For more information and concrete configuration hints, please see our best practices guide for pod auto scaling and especially the summary and recommendations sections.

Observability / Operations Productivity

  1. Provide monitoring scrape config and alerting rules (example 1, example 2)

    Components should provide scrape configuration and alerting rules for Prometheus/Alertmanager if appropriate. This should be done inside a dedicated monitoring.go file. Extensions should follow the guidelines described in Extensions Monitoring Integration.

  2. Provide logging parsers and filters (example 1, example 2)
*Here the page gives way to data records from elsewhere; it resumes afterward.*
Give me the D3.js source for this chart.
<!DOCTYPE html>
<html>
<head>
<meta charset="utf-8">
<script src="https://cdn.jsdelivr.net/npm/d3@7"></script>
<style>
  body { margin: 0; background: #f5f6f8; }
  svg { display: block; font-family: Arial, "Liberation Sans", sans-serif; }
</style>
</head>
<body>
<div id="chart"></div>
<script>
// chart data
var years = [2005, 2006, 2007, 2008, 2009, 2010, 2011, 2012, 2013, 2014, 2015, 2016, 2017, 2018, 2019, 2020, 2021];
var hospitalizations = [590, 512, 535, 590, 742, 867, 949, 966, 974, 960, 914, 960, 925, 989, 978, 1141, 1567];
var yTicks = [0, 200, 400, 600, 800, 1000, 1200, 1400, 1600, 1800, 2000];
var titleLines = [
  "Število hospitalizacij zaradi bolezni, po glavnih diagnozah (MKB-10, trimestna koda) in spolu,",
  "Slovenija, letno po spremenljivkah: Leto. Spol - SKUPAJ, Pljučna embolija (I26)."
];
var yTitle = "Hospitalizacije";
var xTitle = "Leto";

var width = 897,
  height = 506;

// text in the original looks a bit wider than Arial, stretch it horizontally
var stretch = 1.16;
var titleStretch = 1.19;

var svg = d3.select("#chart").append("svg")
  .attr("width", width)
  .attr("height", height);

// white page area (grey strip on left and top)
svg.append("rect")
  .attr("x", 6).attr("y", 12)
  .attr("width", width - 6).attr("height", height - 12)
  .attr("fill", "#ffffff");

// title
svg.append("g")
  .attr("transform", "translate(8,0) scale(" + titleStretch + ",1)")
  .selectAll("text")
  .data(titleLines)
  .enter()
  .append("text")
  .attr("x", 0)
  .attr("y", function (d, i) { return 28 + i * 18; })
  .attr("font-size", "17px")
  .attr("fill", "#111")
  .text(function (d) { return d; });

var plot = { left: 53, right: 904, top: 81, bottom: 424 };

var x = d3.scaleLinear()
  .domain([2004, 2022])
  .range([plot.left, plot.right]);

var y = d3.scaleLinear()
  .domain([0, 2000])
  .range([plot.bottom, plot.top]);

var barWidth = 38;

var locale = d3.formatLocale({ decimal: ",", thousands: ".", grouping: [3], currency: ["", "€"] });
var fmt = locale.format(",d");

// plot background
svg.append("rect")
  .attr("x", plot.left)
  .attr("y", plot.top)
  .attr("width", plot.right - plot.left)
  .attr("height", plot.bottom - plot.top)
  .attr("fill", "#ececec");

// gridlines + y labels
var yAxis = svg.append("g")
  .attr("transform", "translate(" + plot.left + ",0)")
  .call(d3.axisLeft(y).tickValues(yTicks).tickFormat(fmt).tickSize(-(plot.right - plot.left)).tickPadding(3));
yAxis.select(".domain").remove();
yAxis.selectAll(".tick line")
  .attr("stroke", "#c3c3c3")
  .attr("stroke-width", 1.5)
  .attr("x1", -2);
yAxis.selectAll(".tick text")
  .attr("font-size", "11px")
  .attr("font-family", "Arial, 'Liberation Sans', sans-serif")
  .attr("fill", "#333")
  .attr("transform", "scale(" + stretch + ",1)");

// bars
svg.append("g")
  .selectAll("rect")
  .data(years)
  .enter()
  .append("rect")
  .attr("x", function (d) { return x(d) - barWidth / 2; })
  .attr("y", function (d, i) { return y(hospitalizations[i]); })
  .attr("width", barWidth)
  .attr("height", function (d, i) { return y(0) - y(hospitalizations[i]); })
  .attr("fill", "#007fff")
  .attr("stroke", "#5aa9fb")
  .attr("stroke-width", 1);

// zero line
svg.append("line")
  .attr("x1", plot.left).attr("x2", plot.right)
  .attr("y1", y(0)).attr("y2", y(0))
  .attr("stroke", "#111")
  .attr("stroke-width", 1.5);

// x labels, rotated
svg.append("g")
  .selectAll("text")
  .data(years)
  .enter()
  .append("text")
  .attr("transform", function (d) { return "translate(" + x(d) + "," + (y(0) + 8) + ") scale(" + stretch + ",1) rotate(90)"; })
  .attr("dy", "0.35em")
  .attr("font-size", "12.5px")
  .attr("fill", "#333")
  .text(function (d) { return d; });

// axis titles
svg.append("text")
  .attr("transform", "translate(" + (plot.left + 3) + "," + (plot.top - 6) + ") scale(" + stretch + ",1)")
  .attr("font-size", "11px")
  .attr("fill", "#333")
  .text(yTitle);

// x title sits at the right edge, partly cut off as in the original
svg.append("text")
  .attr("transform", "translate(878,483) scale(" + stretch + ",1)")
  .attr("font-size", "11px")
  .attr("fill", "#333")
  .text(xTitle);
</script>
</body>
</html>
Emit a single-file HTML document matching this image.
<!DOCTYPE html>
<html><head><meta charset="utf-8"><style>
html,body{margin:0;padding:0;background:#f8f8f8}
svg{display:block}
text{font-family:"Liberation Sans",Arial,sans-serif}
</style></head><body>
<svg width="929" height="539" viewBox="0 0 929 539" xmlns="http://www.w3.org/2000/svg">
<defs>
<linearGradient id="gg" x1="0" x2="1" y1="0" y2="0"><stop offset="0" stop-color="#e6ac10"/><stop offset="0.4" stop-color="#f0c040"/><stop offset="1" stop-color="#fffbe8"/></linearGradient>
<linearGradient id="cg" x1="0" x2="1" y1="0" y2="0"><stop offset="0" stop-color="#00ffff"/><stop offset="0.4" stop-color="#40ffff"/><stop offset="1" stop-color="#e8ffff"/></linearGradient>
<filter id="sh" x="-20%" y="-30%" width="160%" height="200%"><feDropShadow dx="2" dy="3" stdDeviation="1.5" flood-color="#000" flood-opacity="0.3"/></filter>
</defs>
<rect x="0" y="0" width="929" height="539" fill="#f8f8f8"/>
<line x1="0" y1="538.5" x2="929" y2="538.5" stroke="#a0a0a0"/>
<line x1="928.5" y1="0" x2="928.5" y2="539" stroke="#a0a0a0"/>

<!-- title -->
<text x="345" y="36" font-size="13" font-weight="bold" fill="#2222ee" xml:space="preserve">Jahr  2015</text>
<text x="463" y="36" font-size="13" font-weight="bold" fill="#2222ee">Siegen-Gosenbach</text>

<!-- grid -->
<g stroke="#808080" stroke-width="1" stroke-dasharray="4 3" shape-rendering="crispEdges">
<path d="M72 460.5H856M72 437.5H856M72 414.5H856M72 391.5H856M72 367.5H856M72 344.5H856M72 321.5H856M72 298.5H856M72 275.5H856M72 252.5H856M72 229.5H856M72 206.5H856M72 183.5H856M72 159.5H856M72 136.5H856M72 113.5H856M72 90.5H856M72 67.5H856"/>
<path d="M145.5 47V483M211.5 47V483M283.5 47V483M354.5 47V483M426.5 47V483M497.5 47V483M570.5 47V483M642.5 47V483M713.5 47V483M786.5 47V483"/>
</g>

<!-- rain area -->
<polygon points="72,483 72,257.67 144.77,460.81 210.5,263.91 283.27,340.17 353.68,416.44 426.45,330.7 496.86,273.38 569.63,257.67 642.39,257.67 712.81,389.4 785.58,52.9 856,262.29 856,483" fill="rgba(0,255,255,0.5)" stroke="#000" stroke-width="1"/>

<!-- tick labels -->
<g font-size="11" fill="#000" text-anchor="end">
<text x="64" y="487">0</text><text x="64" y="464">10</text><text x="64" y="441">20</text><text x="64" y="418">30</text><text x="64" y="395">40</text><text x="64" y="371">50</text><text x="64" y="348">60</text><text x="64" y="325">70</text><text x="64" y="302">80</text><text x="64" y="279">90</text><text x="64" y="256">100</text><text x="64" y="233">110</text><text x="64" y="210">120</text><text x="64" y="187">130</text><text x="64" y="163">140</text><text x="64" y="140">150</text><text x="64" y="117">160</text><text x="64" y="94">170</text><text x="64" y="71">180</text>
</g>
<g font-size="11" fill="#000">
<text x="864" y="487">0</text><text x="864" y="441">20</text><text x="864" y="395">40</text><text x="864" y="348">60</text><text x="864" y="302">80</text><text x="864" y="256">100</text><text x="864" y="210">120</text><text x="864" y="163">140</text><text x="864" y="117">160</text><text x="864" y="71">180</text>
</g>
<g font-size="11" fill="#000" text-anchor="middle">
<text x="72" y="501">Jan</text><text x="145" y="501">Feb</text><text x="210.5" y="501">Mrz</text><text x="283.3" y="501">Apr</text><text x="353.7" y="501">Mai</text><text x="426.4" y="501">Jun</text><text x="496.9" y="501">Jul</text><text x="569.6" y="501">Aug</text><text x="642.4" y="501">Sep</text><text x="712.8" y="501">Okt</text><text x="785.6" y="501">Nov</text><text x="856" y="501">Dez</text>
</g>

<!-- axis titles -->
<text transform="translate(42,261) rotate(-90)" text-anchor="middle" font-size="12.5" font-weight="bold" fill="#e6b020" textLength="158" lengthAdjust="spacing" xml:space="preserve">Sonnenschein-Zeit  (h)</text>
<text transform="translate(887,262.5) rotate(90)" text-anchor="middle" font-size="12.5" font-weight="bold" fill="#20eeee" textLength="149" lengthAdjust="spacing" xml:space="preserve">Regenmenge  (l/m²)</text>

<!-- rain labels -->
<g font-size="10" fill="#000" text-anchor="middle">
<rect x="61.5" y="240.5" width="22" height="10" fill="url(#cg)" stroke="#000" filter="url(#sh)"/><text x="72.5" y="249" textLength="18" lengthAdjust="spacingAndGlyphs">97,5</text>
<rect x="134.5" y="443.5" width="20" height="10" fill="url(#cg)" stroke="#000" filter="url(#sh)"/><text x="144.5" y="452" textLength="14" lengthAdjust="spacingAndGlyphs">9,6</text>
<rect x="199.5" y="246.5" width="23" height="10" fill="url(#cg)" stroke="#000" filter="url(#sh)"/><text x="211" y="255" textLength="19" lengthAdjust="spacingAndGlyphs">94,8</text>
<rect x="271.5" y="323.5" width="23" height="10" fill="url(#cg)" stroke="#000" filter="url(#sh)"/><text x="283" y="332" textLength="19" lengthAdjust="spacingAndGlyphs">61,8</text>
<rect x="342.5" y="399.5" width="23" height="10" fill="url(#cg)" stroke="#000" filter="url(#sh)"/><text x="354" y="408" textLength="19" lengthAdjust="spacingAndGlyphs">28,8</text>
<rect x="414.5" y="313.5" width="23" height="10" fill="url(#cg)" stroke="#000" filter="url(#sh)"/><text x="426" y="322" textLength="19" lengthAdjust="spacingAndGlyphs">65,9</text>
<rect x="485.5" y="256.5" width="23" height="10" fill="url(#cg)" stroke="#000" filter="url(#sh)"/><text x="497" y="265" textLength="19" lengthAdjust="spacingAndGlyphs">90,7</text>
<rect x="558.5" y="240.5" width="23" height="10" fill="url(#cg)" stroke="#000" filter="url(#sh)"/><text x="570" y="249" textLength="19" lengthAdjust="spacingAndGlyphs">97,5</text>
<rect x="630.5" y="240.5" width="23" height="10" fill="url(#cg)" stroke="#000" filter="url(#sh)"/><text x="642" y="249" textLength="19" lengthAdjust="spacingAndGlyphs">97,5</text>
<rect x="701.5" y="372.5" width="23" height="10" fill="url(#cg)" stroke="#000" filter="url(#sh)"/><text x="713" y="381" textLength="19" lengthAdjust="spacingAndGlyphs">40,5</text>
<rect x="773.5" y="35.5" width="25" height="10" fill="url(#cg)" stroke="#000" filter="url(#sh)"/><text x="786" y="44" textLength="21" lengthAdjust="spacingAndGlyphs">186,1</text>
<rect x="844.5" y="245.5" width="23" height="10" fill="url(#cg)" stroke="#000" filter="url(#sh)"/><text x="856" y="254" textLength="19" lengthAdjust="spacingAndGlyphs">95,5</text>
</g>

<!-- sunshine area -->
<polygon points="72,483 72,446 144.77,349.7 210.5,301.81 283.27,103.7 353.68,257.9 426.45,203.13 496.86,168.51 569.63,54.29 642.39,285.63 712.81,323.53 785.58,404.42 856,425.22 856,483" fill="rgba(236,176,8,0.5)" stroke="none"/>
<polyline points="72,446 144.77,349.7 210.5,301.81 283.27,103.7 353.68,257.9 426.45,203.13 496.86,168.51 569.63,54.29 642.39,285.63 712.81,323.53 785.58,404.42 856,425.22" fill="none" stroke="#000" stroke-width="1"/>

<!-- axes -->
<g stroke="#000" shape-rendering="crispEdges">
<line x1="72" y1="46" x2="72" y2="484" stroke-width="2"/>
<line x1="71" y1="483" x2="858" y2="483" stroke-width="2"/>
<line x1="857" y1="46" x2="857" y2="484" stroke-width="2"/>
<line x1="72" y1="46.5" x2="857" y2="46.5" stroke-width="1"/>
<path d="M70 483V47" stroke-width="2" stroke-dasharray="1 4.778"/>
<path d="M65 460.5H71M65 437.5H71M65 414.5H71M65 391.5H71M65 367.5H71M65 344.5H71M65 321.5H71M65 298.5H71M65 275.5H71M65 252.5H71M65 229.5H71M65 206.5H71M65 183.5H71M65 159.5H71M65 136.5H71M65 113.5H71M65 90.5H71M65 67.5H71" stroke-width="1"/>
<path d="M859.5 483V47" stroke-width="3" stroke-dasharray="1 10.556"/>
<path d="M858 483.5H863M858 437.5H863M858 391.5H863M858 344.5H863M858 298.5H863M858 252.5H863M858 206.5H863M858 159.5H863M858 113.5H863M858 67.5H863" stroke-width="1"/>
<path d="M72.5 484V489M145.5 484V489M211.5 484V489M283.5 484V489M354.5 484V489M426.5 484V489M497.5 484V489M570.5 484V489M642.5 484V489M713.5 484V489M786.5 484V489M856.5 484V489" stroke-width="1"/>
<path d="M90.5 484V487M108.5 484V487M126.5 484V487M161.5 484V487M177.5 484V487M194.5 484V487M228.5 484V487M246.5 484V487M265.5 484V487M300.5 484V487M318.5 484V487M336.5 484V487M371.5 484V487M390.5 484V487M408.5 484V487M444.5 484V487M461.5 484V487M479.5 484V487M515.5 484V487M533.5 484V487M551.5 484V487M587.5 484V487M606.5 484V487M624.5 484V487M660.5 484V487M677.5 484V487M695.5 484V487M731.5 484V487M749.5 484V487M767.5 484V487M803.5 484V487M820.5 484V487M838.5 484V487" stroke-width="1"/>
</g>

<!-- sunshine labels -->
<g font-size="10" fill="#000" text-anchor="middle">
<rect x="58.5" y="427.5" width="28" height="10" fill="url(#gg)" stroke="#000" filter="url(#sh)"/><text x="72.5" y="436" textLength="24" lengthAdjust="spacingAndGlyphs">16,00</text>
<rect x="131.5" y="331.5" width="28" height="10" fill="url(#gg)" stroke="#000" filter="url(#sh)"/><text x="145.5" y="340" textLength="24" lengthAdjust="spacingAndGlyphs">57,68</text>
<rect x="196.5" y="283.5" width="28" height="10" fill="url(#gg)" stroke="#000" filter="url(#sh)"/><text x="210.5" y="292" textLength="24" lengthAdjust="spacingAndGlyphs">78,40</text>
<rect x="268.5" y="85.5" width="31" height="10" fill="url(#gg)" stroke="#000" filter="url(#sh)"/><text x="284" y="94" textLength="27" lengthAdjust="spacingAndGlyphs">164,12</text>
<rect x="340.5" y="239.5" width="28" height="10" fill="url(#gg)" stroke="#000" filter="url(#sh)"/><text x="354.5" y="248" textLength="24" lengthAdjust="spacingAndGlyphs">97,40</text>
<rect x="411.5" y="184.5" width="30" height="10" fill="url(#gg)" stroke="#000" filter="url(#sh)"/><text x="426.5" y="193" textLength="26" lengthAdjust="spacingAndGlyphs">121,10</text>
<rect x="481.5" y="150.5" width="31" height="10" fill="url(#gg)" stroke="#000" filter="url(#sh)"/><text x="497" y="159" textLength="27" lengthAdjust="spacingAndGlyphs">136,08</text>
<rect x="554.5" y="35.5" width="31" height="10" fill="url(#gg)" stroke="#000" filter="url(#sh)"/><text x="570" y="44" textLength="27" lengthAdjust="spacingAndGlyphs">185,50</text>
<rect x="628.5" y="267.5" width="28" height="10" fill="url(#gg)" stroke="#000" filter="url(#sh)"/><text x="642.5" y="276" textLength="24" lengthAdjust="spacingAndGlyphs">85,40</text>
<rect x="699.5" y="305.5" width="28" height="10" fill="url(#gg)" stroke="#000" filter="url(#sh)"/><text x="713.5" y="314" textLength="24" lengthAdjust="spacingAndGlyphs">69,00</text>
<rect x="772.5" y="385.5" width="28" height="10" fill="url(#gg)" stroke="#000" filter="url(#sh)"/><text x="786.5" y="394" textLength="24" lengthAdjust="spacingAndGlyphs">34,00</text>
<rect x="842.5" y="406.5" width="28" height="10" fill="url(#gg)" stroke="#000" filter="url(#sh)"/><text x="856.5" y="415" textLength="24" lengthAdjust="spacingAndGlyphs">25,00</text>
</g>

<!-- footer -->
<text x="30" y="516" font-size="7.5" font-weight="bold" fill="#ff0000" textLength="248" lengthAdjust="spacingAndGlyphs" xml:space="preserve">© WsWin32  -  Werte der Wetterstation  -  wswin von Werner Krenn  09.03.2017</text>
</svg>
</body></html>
    Components should provide parsers and filters for fluent-bit, if appropriate. This should be done inside a dedicated logging.go file. Extensions should follow the guidelines described in Fluent-bit log parsers and filters.

  3. Set the revisionHistoryLimit to 2 for Deployments (example)

    In order to allow easy inspection of two ReplicaSets to quickly find the changes that lead to a rolling update, the revision history limit should be set to 2.

  4. Define health checks (example 1)

    gardener-operators's and gardenlet's care controllers regularly check the health status of components relevant to the respective cluster (garden/seed/shoot). For shoot control plane components, you need to enhance the lists of components to make sure your component is checked, see example above. For components deployed via ManagedResource, please consult the respective care controller documentation for more information (garden, seed, shoot).

  5. Configure automatic restarts in shoot maintenance time window (example 1, example 2)

    Gardener offers to restart components during the maintenance time window. For more information, see Restart Control Plane Controllers and Restart Some Core Addons. You can consider adding the needed label to your control plane component to get this automatic restart (probably not needed for most components).